──────── MATERIAL FOR THE TASK ────────

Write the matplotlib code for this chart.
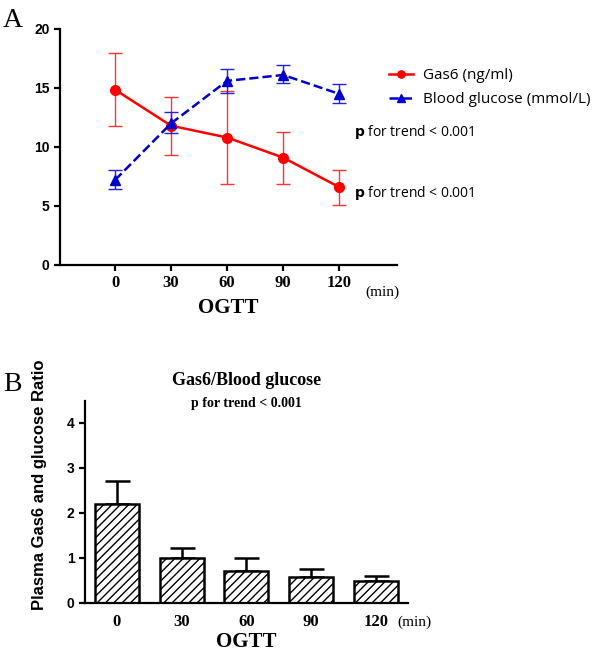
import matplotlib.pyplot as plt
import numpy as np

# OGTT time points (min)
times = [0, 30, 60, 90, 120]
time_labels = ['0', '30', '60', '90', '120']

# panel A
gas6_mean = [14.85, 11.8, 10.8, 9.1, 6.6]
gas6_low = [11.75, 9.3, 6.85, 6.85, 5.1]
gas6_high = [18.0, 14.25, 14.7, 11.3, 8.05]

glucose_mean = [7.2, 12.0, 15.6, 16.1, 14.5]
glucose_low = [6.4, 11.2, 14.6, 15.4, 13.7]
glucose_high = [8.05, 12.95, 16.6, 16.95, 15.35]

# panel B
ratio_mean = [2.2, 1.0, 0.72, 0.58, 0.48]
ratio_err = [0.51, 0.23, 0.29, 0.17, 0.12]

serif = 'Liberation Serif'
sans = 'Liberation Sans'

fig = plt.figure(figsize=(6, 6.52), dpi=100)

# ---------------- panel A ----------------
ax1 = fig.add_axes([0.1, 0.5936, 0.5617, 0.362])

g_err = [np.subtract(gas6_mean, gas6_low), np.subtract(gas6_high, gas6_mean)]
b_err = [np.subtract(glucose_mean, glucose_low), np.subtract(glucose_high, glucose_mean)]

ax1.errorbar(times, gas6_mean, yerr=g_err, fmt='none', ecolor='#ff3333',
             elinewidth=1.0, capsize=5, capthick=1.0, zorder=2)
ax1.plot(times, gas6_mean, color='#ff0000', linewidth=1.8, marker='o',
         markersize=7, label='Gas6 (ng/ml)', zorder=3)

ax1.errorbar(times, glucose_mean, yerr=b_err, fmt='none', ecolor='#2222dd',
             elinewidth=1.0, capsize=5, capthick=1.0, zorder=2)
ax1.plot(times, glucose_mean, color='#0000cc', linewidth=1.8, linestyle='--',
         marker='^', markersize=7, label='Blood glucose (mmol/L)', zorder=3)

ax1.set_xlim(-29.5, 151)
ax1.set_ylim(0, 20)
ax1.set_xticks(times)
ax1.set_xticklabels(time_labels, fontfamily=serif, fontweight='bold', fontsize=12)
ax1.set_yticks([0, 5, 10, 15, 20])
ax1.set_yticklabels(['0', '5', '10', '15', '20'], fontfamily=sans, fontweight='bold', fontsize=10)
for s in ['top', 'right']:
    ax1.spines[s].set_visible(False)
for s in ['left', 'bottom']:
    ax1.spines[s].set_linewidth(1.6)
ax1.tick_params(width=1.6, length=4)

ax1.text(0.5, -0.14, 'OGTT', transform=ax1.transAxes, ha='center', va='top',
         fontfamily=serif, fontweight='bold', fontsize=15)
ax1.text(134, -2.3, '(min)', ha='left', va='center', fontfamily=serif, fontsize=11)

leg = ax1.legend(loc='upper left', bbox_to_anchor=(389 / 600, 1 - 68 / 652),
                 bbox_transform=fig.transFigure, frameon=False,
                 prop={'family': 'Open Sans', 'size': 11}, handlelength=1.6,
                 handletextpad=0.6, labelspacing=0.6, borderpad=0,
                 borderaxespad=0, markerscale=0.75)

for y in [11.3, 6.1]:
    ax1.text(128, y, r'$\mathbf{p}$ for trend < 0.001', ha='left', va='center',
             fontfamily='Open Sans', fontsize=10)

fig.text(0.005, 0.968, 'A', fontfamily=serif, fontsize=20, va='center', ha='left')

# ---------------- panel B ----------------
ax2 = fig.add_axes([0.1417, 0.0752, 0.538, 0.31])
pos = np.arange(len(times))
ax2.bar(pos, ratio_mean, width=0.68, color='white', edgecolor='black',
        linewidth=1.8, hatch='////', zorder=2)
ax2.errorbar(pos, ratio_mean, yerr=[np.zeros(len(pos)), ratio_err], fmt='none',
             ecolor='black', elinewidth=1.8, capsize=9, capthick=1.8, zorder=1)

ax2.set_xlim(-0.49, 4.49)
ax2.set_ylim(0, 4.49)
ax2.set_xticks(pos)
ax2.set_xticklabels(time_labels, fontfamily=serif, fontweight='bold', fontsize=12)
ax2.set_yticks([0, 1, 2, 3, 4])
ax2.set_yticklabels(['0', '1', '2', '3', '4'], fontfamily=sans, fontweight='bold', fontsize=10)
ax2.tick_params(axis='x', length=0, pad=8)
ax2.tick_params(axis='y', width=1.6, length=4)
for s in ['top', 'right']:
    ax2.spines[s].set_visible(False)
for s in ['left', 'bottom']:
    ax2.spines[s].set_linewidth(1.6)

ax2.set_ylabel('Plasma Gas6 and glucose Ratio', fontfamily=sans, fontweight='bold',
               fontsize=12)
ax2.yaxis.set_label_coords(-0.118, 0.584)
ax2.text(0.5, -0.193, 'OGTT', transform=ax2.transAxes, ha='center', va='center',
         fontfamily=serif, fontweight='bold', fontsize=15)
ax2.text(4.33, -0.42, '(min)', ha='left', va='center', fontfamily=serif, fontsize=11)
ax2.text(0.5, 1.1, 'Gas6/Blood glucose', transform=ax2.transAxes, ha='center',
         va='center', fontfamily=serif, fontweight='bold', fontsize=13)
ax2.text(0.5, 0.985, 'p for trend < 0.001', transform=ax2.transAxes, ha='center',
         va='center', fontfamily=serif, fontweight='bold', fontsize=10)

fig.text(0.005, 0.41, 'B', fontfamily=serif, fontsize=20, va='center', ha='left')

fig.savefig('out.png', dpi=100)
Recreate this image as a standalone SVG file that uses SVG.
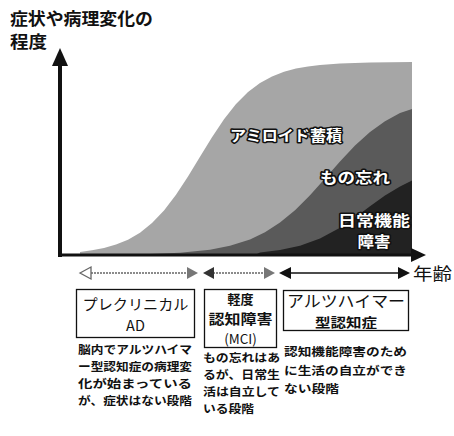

────────

### BRIEF:
Repeat every record precisely. Any picture among them stays out of the copy.

### ANSWER TO THIS TASK:
Write the matplotlib code for this chart.
import matplotlib.pyplot as plt
import numpy as np

# OGTT time points (min)
times = [0, 30, 60, 90, 120]
time_labels = ['0', '30', '60', '90', '120']

# panel A
gas6_mean = [14.85, 11.8, 10.8, 9.1, 6.6]
gas6_low = [11.75, 9.3, 6.85, 6.85, 5.1]
gas6_high = [18.0, 14.25, 14.7, 11.3, 8.05]

glucose_mean = [7.2, 12.0, 15.6, 16.1, 14.5]
glucose_low = [6.4, 11.2, 14.6, 15.4, 13.7]
glucose_high = [8.05, 12.95, 16.6, 16.95, 15.35]

# panel B
ratio_mean = [2.2, 1.0, 0.72, 0.58, 0.48]
ratio_err = [0.51, 0.23, 0.29, 0.17, 0.12]

serif = 'Liberation Serif'
sans = 'Liberation Sans'

fig = plt.figure(figsize=(6, 6.52), dpi=100)

# ---------------- panel A ----------------
ax1 = fig.add_axes([0.1, 0.5936, 0.5617, 0.362])

g_err = [np.subtract(gas6_mean, gas6_low), np.subtract(gas6_high, gas6_mean)]
b_err = [np.subtract(glucose_mean, glucose_low), np.subtract(glucose_high, glucose_mean)]

ax1.errorbar(times, gas6_mean, yerr=g_err, fmt='none', ecolor='#ff3333',
             elinewidth=1.0, capsize=5, capthick=1.0, zorder=2)
ax1.plot(times, gas6_mean, color='#ff0000', linewidth=1.8, marker='o',
         markersize=7, label='Gas6 (ng/ml)', zorder=3)

ax1.errorbar(times, glucose_mean, yerr=b_err, fmt='none', ecolor='#2222dd',
             elinewidth=1.0, capsize=5, capthick=1.0, zorder=2)
ax1.plot(times, glucose_mean, color='#0000cc', linewidth=1.8, linestyle='--',
         marker='^', markersize=7, label='Blood glucose (mmol/L)', zorder=3)

ax1.set_xlim(-29.5, 151)
ax1.set_ylim(0, 20)
ax1.set_xticks(times)
ax1.set_xticklabels(time_labels, fontfamily=serif, fontweight='bold', fontsize=12)
ax1.set_yticks([0, 5, 10, 15, 20])
ax1.set_yticklabels(['0', '5', '10', '15', '20'], fontfamily=sans, fontweight='bold', fontsize=10)
for s in ['top', 'right']:
    ax1.spines[s].set_visible(False)
for s in ['left', 'bottom']:
    ax1.spines[s].set_linewidth(1.6)
ax1.tick_params(width=1.6, length=4)

ax1.text(0.5, -0.14, 'OGTT', transform=ax1.transAxes, ha='center', va='top',
         fontfamily=serif, fontweight='bold', fontsize=15)
ax1.text(134, -2.3, '(min)', ha='left', va='center', fontfamily=serif, fontsize=11)

leg = ax1.legend(loc='upper left', bbox_to_anchor=(389 / 600, 1 - 68 / 652),
                 bbox_transform=fig.transFigure, frameon=False,
                 prop={'family': 'Open Sans', 'size': 11}, handlelength=1.6,
                 handletextpad=0.6, labelspacing=0.6, borderpad=0,
                 borderaxespad=0, markerscale=0.75)

for y in [11.3, 6.1]:
    ax1.text(128, y, r'$\mathbf{p}$ for trend < 0.001', ha='left', va='center',
             fontfamily='Open Sans', fontsize=10)

fig.text(0.005, 0.968, 'A', fontfamily=serif, fontsize=20, va='center', ha='left')

# ---------------- panel B ----------------
ax2 = fig.add_axes([0.1417, 0.0752, 0.538, 0.31])
pos = np.arange(len(times))
ax2.bar(pos, ratio_mean, width=0.68, color='white', edgecolor='black',
        linewidth=1.8, hatch='////', zorder=2)
ax2.errorbar(pos, ratio_mean, yerr=[np.zeros(len(pos)), ratio_err], fmt='none',
             ecolor='black', elinewidth=1.8, capsize=9, capthick=1.8, zorder=1)

ax2.set_xlim(-0.49, 4.49)
ax2.set_ylim(0, 4.49)
ax2.set_xticks(pos)
ax2.set_xticklabels(time_labels, fontfamily=serif, fontweight='bold', fontsize=12)
ax2.set_yticks([0, 1, 2, 3, 4])
ax2.set_yticklabels(['0', '1', '2', '3', '4'], fontfamily=sans, fontweight='bold', fontsize=10)
ax2.tick_params(axis='x', length=0, pad=8)
ax2.tick_params(axis='y', width=1.6, length=4)
for s in ['top', 'right']:
    ax2.spines[s].set_visible(False)
for s in ['left', 'bottom']:
    ax2.spines[s].set_linewidth(1.6)

ax2.set_ylabel('Plasma Gas6 and glucose Ratio', fontfamily=sans, fontweight='bold',
               fontsize=12)
ax2.yaxis.set_label_coords(-0.118, 0.584)
ax2.text(0.5, -0.193, 'OGTT', transform=ax2.transAxes, ha='center', va='center',
         fontfamily=serif, fontweight='bold', fontsize=15)
ax2.text(4.33, -0.42, '(min)', ha='left', va='center', fontfamily=serif, fontsize=11)
ax2.text(0.5, 1.1, 'Gas6/Blood glucose', transform=ax2.transAxes, ha='center',
         va='center', fontfamily=serif, fontweight='bold', fontsize=13)
ax2.text(0.5, 0.985, 'p for trend < 0.001', transform=ax2.transAxes, ha='center',
         va='center', fontfamily=serif, fontweight='bold', fontsize=10)

fig.text(0.005, 0.41, 'B', fontfamily=serif, fontsize=20, va='center', ha='left')

fig.savefig('out.png', dpi=100)
Recreate this image as a standalone SVG file that uses SVG.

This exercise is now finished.